WHAT IS EXPECTED: Reproduce exactly the lines below, from the first one through the line containing "fig = go.Figure()", and omit any pictures.

SUPPLIED MATERIAL:
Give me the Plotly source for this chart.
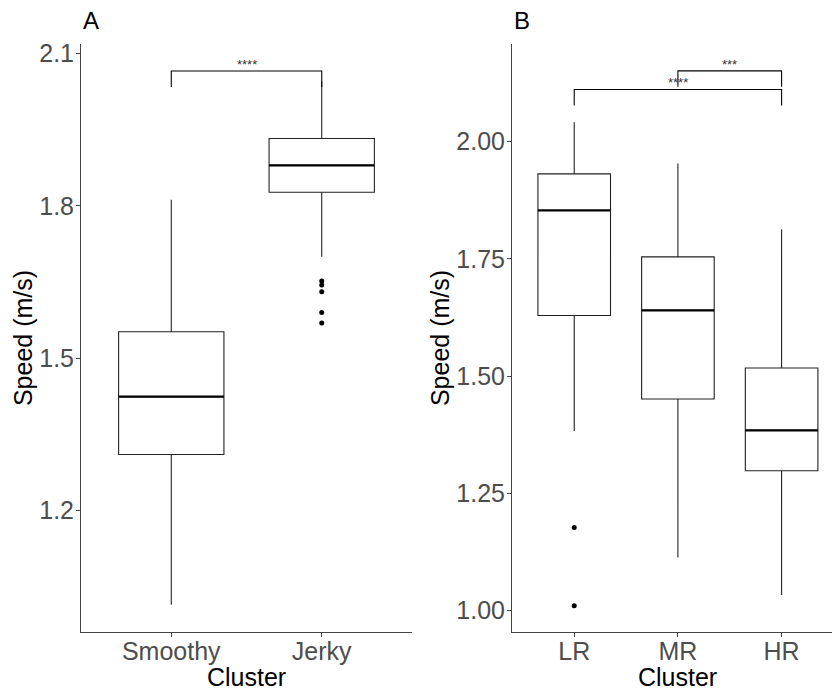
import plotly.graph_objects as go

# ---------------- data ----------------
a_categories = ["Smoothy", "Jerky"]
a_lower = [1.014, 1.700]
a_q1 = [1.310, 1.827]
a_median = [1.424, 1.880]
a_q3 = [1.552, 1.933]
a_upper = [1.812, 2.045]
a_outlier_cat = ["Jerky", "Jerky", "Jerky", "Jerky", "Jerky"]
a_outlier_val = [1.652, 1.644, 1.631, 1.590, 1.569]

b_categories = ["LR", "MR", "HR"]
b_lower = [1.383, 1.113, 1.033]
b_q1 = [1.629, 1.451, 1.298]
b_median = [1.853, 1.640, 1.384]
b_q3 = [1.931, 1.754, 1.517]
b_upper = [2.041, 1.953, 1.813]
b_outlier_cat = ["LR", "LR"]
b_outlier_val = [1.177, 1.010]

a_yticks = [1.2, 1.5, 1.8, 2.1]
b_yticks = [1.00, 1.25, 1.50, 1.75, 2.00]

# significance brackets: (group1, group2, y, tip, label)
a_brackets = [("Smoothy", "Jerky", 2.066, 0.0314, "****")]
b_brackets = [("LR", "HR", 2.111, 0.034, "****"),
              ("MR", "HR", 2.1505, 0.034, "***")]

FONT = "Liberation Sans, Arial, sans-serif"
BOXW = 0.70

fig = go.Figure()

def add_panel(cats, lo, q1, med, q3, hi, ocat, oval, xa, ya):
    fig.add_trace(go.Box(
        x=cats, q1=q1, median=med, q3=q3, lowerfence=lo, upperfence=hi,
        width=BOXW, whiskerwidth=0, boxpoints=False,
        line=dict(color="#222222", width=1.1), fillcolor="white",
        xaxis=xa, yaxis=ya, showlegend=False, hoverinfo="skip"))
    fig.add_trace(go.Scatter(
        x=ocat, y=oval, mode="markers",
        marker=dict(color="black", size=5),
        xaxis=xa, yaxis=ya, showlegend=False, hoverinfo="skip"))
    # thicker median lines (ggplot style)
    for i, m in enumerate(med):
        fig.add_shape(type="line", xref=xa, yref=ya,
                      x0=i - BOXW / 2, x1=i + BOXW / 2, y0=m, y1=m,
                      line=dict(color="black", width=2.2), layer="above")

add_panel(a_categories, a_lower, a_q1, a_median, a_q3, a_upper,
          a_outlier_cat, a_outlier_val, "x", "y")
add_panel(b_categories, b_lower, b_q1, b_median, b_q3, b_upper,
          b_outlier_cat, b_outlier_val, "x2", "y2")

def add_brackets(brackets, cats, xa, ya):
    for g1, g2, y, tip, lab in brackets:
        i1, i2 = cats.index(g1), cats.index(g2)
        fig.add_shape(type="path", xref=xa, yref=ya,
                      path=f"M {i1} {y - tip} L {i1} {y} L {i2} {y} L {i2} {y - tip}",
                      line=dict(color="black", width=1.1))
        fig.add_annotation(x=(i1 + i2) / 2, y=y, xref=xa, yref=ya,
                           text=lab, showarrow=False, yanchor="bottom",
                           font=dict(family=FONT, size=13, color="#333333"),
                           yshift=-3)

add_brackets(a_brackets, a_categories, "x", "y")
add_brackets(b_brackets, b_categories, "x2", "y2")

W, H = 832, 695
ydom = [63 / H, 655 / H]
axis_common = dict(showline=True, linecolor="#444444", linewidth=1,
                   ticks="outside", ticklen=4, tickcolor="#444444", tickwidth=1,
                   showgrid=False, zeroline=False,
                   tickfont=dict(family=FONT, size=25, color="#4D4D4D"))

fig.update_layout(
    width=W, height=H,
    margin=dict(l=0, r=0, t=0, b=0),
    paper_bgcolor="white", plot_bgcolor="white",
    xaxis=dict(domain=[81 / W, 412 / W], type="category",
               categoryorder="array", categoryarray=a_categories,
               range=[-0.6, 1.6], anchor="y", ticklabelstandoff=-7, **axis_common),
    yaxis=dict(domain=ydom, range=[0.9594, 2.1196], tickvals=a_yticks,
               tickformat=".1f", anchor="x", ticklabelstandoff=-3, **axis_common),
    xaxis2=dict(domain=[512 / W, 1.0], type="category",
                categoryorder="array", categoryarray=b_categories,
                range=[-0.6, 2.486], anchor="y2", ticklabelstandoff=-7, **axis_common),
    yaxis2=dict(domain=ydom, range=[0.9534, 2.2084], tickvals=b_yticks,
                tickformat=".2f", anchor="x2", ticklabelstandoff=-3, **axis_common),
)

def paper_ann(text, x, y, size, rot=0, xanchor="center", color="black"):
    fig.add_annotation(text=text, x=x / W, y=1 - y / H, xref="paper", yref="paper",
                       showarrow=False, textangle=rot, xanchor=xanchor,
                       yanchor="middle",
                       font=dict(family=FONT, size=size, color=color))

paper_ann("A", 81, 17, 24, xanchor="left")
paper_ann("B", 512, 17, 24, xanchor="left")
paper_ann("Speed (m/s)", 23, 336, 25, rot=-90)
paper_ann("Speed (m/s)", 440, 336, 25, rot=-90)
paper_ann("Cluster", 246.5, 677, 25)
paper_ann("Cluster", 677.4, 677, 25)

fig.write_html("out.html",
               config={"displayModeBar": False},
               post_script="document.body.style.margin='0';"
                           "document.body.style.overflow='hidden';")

EXERCISE RESPONSE:
Give me the Plotly source for this chart.
import plotly.graph_objects as go

# ---------------- data ----------------
a_categories = ["Smoothy", "Jerky"]
a_lower = [1.014, 1.700]
a_q1 = [1.310, 1.827]
a_median = [1.424, 1.880]
a_q3 = [1.552, 1.933]
a_upper = [1.812, 2.045]
a_outlier_cat = ["Jerky", "Jerky", "Jerky", "Jerky", "Jerky"]
a_outlier_val = [1.652, 1.644, 1.631, 1.590, 1.569]

b_categories = ["LR", "MR", "HR"]
b_lower = [1.383, 1.113, 1.033]
b_q1 = [1.629, 1.451, 1.298]
b_median = [1.853, 1.640, 1.384]
b_q3 = [1.931, 1.754, 1.517]
b_upper = [2.041, 1.953, 1.813]
b_outlier_cat = ["LR", "LR"]
b_outlier_val = [1.177, 1.010]

a_yticks = [1.2, 1.5, 1.8, 2.1]
b_yticks = [1.00, 1.25, 1.50, 1.75, 2.00]

# significance brackets: (group1, group2, y, tip, label)
a_brackets = [("Smoothy", "Jerky", 2.066, 0.0314, "****")]
b_brackets = [("LR", "HR", 2.111, 0.034, "****"),
              ("MR", "HR", 2.1505, 0.034, "***")]

FONT = "Liberation Sans, Arial, sans-serif"
BOXW = 0.70

fig = go.Figure()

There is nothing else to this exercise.